British researchers are currently on a road trip through Brazil. The data they will collect over the 30-day venture will paint a picture of how Zika virus is spreading across populations.
The U.K.-based University of Birmingham-led project is being performed in conjunction with the Brazilian Ministry of Health's Instituto Evandro Chagas in Belem, and a handful of other organizations. The researchers are traveling with mobile laboratories outfitted with genome-sequencing gear and tools to analyze virus samples.

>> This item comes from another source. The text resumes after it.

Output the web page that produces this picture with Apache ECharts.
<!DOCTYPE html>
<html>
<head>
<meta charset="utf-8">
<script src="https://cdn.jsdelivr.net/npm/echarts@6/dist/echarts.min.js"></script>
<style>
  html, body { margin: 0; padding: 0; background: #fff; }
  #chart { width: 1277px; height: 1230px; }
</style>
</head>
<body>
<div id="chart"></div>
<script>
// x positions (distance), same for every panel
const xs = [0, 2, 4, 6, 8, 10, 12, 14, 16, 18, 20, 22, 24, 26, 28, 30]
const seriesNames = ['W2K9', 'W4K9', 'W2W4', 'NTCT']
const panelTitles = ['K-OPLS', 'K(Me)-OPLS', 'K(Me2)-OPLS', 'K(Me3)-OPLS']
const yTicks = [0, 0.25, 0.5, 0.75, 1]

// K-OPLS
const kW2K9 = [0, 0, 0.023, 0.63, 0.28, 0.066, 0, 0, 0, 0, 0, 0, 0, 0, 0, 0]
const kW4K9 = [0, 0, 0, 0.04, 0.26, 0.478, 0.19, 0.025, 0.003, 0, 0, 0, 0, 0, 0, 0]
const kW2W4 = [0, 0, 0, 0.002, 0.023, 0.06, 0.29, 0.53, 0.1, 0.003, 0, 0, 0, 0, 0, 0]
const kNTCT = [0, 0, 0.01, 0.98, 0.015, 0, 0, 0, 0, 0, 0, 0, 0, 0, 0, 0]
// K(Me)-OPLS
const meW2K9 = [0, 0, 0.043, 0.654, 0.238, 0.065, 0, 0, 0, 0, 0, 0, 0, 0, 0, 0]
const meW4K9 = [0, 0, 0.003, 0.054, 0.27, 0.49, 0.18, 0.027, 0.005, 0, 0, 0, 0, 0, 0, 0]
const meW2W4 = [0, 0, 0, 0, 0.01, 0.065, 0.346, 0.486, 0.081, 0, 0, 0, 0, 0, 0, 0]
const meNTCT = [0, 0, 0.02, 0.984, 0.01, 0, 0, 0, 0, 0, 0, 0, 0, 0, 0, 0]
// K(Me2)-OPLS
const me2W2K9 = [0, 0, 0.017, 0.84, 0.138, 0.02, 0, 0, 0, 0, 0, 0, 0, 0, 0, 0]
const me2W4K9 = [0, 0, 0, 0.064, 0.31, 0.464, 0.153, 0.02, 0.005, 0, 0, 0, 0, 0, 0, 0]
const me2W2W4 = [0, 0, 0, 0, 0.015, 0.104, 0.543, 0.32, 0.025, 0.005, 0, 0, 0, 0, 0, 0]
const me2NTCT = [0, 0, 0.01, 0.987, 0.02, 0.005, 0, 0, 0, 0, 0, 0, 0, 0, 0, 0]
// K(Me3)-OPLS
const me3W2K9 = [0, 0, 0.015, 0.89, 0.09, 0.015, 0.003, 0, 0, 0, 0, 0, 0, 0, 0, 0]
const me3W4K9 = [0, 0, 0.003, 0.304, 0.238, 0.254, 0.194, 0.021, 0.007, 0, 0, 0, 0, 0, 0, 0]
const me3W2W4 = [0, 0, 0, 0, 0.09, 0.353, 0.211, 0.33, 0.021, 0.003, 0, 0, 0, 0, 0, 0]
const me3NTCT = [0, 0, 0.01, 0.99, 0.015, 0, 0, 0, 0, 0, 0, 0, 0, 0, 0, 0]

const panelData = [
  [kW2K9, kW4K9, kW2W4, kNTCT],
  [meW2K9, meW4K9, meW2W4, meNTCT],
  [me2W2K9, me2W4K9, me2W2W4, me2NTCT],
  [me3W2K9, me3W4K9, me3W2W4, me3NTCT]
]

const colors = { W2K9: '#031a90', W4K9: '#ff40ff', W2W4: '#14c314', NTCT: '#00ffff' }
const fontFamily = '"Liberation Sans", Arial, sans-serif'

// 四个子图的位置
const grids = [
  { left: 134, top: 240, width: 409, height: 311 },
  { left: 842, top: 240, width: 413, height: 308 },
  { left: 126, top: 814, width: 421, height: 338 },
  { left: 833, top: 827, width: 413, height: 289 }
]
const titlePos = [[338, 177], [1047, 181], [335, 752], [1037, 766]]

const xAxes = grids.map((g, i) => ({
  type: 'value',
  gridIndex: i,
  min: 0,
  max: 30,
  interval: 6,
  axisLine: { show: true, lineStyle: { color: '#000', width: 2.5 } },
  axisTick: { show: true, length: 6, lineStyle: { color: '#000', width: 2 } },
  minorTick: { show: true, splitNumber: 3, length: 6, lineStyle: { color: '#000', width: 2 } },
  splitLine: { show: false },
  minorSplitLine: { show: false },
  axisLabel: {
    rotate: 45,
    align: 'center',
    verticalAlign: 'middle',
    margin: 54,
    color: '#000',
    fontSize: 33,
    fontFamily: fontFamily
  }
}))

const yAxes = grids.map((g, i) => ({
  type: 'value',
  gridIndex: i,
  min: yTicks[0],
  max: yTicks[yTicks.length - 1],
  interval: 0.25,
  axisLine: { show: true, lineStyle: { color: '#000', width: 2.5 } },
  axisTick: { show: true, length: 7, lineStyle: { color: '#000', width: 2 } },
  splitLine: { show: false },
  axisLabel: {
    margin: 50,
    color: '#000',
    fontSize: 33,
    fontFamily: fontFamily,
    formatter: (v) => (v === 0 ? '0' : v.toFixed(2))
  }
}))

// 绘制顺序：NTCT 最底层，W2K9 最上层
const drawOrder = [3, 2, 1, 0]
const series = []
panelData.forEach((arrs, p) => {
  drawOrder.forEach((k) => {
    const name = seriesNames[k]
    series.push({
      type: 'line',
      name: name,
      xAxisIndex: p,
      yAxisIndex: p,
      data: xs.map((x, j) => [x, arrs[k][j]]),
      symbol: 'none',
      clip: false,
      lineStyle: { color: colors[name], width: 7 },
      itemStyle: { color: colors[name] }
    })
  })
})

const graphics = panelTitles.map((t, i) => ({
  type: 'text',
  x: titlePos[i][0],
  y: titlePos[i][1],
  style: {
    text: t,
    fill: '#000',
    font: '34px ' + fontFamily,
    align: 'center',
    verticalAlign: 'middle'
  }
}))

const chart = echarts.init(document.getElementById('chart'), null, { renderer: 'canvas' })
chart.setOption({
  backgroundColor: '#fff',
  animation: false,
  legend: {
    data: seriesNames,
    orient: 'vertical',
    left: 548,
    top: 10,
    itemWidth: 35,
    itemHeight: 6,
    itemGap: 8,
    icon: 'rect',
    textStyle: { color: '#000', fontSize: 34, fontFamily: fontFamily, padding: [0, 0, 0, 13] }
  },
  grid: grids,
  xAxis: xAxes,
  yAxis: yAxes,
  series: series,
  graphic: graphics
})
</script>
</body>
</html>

"Using the mobile laboratories, we can take to the roads of north-east Brazil to detect and characterize the early emergence of Zika in large urban centers," Nick Loman, PhD, a University of Birmingham researcher, said in a statement. "The data we gather will help to understand how the virus has spread across Brazil, Latin America, and make better predictions about how it might spread to other regions in the future. We are also able to bring cutting-edge genomic surveillance technology to public health laboratories previously unequipped with this capability."

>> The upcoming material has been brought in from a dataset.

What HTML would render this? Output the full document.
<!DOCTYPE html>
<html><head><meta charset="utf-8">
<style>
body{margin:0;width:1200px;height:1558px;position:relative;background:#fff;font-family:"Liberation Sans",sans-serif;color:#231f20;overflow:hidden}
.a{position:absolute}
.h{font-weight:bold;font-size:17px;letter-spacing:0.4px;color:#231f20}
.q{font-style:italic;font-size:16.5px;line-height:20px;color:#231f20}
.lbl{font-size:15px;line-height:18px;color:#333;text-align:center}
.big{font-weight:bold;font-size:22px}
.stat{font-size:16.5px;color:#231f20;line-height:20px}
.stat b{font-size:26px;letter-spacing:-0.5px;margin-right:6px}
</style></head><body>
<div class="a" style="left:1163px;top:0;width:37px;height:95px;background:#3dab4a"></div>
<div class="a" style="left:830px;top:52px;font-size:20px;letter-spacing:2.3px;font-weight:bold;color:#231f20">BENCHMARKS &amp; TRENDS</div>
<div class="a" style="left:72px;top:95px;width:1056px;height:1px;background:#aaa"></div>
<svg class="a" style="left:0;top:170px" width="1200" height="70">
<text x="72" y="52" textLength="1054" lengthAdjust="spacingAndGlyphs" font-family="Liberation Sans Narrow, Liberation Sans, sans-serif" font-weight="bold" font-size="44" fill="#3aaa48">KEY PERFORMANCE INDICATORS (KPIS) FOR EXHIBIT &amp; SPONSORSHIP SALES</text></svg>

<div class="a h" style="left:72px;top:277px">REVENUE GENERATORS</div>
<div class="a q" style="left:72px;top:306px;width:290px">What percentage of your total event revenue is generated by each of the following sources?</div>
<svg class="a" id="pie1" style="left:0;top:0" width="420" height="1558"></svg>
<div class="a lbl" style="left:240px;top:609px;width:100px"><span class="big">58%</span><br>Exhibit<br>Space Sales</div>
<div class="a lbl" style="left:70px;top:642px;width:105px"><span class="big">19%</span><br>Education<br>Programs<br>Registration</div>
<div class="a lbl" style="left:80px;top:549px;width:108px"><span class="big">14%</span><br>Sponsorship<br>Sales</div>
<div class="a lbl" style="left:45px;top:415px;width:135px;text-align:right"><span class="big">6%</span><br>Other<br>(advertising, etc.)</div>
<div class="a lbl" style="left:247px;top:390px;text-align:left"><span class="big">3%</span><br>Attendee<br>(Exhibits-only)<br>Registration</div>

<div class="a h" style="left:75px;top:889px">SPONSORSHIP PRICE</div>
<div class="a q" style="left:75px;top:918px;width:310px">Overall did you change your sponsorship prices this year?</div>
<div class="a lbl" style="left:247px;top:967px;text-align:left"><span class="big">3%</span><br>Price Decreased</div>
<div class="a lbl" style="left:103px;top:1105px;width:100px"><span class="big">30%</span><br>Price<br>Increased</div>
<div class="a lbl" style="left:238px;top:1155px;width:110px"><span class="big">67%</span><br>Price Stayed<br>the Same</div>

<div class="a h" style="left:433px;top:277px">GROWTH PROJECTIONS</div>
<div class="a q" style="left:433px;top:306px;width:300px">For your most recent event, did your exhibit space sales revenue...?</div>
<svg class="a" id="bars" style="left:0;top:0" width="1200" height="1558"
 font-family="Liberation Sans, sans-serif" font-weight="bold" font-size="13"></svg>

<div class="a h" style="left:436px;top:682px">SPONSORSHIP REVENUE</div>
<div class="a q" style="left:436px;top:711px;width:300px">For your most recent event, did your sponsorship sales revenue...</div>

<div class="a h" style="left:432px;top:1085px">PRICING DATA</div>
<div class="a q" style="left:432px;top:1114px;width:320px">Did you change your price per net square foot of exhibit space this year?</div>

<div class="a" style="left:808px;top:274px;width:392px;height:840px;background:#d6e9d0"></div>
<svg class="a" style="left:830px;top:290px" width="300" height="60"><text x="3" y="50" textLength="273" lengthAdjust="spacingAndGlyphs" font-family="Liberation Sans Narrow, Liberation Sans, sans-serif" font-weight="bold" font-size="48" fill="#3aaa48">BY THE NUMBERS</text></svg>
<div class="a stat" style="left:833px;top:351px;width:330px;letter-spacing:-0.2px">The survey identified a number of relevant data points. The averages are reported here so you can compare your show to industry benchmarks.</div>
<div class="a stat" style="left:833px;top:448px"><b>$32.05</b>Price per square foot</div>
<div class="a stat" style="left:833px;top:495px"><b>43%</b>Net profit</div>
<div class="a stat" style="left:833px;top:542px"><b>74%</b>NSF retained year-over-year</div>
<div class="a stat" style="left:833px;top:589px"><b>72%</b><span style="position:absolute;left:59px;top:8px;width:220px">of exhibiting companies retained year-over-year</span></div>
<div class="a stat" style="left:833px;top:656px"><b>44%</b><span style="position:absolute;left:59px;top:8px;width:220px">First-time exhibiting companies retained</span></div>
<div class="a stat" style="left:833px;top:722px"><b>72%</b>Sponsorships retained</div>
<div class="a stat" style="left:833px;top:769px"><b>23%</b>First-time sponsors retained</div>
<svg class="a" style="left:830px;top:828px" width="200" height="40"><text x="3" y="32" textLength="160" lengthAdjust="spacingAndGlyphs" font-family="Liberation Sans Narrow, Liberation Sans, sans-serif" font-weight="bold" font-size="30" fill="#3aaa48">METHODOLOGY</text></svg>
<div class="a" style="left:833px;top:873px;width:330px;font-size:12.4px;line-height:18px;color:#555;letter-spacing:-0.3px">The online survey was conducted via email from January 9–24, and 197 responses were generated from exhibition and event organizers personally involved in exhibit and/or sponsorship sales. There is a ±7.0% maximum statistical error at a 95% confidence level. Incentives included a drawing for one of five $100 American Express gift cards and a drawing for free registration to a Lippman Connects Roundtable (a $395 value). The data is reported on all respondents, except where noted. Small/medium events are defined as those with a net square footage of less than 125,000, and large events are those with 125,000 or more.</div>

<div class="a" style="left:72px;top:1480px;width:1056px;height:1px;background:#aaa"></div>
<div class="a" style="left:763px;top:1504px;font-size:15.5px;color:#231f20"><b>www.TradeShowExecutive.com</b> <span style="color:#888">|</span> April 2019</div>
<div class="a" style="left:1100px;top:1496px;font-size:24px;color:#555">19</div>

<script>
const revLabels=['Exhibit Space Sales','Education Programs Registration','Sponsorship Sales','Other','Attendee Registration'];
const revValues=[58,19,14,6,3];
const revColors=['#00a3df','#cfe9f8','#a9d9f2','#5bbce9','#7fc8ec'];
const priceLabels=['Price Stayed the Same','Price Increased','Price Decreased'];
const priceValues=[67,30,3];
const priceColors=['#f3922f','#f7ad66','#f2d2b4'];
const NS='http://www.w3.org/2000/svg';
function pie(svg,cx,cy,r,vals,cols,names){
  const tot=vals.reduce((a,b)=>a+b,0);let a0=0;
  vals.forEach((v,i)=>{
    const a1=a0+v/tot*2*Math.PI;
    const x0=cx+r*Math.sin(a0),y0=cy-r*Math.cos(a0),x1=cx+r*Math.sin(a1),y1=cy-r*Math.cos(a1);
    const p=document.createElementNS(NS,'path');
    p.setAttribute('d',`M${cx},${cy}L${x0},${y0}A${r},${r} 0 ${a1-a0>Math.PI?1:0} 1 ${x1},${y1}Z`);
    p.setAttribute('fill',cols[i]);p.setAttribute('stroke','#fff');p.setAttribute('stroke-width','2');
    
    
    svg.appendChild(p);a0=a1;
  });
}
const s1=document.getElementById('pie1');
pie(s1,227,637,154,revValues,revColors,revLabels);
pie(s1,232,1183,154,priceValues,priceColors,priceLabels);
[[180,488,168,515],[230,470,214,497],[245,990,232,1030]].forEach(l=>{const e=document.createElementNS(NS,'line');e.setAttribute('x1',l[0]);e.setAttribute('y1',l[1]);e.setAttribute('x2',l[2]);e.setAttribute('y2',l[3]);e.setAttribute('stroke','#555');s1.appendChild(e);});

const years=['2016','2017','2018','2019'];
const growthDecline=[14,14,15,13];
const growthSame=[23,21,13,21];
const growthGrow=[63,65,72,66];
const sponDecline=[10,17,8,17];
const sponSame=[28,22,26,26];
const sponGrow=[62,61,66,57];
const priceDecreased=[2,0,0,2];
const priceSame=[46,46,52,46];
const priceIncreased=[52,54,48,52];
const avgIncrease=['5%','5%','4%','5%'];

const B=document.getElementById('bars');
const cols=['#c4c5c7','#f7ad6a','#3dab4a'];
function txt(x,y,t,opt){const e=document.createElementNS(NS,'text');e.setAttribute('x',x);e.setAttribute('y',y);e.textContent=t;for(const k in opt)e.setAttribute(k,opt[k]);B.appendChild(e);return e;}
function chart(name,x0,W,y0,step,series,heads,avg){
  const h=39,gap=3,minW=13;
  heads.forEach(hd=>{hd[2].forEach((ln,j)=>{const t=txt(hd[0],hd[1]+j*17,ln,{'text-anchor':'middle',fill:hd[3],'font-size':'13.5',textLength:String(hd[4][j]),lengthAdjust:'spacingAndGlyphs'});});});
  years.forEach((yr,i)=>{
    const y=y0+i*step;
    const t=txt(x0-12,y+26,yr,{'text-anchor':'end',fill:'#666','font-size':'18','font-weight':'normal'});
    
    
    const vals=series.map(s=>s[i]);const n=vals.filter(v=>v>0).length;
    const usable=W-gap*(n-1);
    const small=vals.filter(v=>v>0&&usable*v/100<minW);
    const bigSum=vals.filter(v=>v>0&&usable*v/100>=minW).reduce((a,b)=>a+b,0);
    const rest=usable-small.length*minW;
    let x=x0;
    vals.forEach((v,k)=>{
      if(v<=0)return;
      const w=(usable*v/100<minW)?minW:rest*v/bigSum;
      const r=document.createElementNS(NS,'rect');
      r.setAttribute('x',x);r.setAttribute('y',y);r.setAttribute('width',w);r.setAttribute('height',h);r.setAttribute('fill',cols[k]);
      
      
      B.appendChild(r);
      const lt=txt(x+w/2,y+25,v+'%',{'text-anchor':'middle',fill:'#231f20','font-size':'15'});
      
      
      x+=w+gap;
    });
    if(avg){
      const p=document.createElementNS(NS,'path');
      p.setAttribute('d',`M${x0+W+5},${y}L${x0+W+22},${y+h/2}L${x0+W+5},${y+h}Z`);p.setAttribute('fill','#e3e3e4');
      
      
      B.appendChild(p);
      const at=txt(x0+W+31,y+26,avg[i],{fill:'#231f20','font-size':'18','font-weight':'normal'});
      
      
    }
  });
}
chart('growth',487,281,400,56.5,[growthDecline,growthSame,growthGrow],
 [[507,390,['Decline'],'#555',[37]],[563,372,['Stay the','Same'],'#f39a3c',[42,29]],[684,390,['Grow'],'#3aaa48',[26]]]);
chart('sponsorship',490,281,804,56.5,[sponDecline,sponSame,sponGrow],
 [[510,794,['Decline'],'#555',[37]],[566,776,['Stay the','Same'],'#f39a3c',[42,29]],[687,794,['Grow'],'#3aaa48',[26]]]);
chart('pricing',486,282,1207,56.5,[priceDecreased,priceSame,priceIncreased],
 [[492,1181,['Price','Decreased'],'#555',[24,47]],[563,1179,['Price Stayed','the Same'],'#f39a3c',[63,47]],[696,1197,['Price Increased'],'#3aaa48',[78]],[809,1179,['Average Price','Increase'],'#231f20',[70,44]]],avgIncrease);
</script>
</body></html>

Data collected on the mission will be made available to other researchers and the public. Sequencing viral genomes in regions experiencing outbreaks helps to get a better understanding of how the virus evolves in realtime, and methods like this proved useful in monitoring the 2014-2016 Ebola outbreak in Western Africa, according to the researchers.
Although Zika virus has spread to many countries around the world, including the U.S. where the first locally contracted cases were reported just a few weeks ago, Brazil is where researchers made the initial connection between Zika and microcephaly, a crippling birth defect that affects the infants of pregnant mothers who become infected.